- _Written instruction_: The copy must start at the line that contains "Output the component" and finish at the line that contains "YAxis, CartesianGrid, LabelList", reproducing each line exactly. Any picture in that span is omitted.

- _Data section_:
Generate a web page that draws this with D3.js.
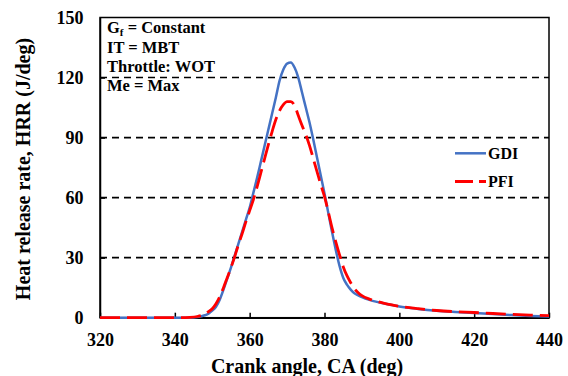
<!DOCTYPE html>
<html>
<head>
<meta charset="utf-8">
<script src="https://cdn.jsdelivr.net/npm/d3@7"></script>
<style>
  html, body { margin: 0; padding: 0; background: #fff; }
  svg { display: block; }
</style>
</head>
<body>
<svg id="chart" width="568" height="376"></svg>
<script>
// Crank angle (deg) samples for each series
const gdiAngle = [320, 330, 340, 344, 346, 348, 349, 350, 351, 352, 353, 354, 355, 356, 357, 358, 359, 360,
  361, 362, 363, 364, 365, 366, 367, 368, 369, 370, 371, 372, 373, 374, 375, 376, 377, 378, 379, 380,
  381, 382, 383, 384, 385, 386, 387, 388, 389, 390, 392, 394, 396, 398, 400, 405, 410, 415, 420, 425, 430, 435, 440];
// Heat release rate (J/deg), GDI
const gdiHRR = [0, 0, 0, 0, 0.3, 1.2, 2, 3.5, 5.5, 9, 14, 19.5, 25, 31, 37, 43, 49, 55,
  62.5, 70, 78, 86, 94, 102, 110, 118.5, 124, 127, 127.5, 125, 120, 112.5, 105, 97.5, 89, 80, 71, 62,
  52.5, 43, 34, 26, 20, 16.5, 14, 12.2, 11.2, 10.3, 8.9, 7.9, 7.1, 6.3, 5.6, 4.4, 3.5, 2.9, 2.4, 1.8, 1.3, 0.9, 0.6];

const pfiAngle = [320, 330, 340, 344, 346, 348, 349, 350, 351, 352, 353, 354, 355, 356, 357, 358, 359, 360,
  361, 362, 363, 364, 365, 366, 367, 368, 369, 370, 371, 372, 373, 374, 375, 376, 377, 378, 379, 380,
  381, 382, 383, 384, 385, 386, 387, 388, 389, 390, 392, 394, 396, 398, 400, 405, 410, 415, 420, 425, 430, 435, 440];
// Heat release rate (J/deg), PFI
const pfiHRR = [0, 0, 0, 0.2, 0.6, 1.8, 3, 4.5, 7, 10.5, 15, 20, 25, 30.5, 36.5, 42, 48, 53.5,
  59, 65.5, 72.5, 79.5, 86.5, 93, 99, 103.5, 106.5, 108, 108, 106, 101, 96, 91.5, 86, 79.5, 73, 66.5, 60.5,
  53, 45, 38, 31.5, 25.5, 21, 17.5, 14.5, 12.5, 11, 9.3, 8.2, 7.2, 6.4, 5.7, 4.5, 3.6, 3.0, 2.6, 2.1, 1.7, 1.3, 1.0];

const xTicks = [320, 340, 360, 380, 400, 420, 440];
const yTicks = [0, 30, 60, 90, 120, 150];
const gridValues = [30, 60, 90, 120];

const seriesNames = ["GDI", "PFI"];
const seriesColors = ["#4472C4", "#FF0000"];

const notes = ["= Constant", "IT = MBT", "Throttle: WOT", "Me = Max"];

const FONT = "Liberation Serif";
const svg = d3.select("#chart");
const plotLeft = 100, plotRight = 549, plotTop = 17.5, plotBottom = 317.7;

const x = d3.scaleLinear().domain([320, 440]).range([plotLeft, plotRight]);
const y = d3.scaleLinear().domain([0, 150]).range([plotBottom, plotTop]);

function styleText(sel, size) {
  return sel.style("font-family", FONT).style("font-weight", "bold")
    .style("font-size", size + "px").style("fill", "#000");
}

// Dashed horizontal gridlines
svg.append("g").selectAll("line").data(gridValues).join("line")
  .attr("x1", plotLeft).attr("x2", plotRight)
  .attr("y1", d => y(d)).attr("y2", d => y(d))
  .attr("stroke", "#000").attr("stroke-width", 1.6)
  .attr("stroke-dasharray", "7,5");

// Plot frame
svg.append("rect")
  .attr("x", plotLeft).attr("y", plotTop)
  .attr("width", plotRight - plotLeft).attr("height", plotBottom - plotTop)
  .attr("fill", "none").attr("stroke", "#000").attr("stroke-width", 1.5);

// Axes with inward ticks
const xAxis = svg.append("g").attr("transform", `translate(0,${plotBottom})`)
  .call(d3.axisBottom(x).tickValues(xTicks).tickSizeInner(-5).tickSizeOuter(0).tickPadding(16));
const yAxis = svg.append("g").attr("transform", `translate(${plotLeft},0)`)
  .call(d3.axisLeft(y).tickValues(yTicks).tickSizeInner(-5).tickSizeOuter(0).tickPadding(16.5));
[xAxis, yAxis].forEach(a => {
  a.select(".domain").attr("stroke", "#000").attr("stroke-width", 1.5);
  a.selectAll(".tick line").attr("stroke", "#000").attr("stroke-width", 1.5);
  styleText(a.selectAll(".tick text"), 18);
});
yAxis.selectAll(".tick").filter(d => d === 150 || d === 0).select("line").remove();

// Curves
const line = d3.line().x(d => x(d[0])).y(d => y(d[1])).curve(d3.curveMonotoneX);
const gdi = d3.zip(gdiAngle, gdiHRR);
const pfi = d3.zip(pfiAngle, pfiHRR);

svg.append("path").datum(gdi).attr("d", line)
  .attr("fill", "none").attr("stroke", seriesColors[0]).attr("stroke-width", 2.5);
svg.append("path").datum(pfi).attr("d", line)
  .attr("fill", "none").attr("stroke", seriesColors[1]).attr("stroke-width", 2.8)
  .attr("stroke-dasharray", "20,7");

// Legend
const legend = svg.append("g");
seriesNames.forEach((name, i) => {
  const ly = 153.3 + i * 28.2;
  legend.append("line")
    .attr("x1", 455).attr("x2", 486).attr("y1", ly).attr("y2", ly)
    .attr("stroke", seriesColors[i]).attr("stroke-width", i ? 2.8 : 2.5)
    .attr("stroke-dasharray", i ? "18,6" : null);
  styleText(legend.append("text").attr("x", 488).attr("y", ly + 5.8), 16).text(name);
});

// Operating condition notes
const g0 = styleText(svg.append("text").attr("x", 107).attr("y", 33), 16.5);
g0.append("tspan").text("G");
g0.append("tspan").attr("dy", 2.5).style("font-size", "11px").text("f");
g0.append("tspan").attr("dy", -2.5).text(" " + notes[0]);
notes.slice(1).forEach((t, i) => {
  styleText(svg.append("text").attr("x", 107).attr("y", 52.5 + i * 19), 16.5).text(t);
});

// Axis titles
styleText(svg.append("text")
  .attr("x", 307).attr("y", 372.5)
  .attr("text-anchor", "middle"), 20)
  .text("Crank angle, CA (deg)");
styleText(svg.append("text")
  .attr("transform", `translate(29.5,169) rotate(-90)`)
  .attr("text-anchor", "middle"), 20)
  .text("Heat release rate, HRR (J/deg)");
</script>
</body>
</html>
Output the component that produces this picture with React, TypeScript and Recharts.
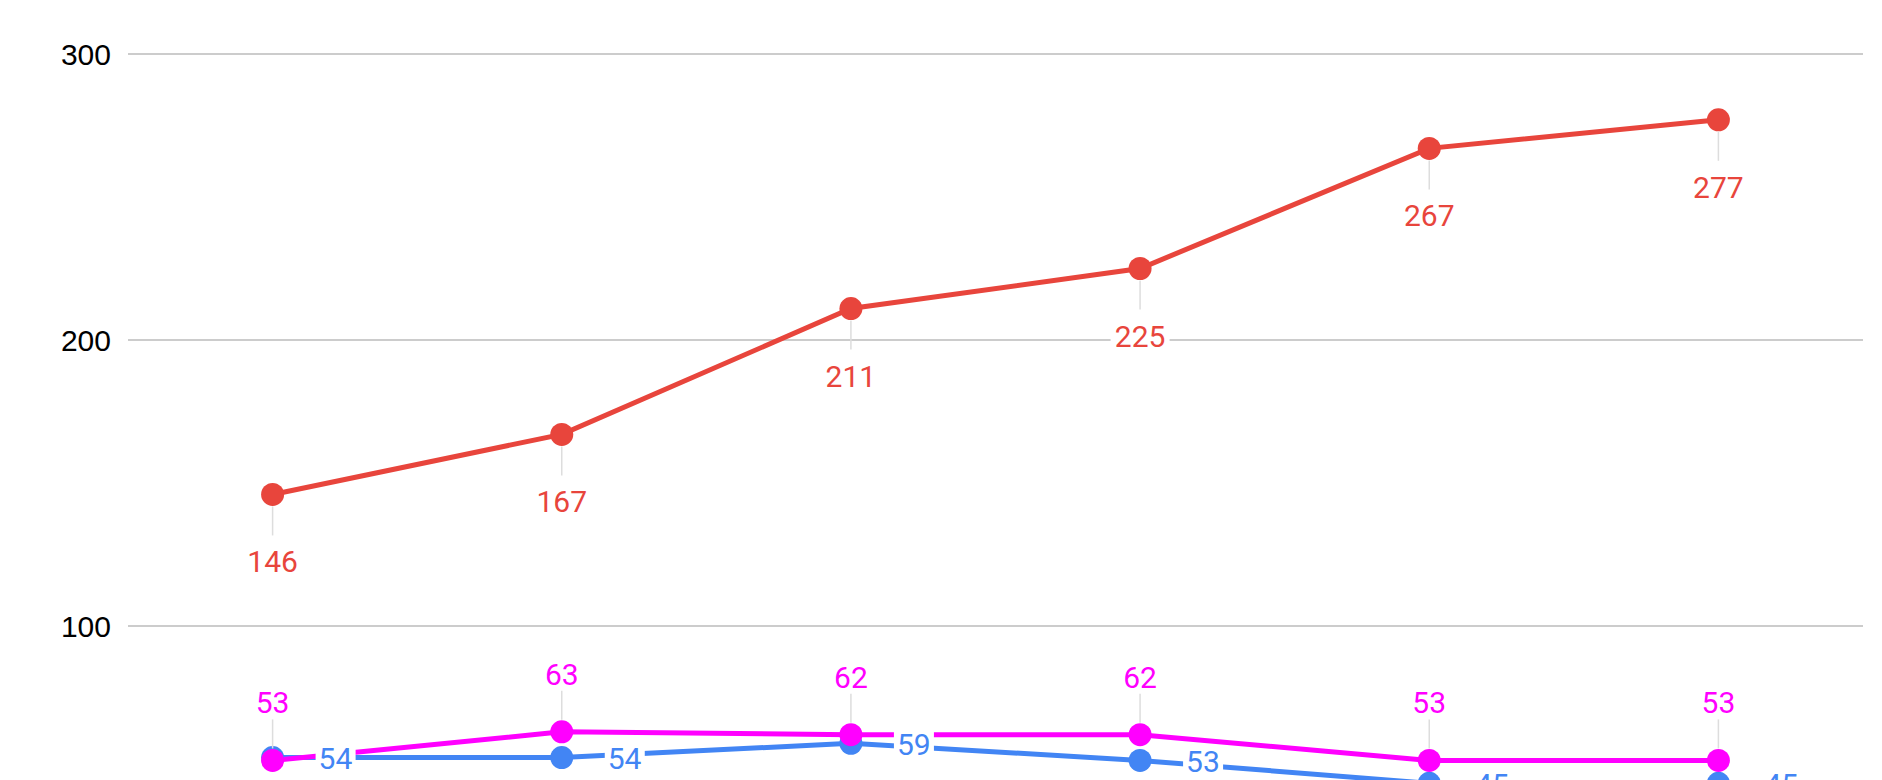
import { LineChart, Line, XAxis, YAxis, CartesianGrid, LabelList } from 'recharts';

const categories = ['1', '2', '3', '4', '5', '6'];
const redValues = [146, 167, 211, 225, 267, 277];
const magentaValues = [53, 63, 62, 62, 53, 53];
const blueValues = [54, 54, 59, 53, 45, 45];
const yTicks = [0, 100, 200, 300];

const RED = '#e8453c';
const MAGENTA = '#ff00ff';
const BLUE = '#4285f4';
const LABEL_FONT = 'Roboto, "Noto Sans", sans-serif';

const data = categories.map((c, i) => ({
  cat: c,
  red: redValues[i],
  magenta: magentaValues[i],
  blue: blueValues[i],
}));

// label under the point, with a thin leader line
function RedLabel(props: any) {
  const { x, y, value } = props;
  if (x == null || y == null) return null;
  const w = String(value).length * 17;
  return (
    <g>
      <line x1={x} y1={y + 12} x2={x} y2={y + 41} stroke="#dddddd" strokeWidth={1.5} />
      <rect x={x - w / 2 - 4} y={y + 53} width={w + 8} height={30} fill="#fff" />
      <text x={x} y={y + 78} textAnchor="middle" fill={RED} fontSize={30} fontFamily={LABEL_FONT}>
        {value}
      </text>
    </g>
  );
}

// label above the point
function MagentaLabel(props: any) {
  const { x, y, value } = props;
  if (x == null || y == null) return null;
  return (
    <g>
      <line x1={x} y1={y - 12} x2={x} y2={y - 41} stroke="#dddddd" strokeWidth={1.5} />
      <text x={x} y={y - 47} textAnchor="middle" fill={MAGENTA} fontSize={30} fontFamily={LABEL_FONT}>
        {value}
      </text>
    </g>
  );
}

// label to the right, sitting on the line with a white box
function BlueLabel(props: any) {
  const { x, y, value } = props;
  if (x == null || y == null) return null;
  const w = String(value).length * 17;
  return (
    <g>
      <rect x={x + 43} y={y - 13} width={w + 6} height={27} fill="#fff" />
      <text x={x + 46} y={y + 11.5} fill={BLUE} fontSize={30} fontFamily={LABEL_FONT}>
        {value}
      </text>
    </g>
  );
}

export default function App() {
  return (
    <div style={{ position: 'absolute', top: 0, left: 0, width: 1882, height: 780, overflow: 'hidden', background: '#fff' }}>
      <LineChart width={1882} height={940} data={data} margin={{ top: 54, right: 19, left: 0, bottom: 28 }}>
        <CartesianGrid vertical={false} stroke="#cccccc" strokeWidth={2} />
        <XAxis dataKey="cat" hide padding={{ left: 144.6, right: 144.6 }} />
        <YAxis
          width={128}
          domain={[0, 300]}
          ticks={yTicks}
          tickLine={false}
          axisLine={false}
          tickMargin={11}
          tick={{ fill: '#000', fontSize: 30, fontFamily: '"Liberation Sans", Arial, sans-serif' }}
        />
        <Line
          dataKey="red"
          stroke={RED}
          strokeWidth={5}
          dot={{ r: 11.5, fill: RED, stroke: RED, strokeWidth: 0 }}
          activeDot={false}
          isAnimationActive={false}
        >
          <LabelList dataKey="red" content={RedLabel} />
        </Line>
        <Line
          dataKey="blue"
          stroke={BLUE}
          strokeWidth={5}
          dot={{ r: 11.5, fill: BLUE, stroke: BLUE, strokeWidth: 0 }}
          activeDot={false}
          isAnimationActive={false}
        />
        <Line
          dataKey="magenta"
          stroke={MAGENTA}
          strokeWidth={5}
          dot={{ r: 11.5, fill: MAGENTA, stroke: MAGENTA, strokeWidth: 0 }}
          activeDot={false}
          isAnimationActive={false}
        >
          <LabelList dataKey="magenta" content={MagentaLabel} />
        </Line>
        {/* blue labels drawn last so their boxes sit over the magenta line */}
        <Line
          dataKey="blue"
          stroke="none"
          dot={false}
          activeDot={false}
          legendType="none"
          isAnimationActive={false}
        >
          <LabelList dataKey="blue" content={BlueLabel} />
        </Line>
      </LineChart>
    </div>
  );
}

- _Result_:
Output the component that produces this picture with React, TypeScript and Recharts.
import { LineChart, Line, XAxis, YAxis, CartesianGrid, LabelList } from 'recharts';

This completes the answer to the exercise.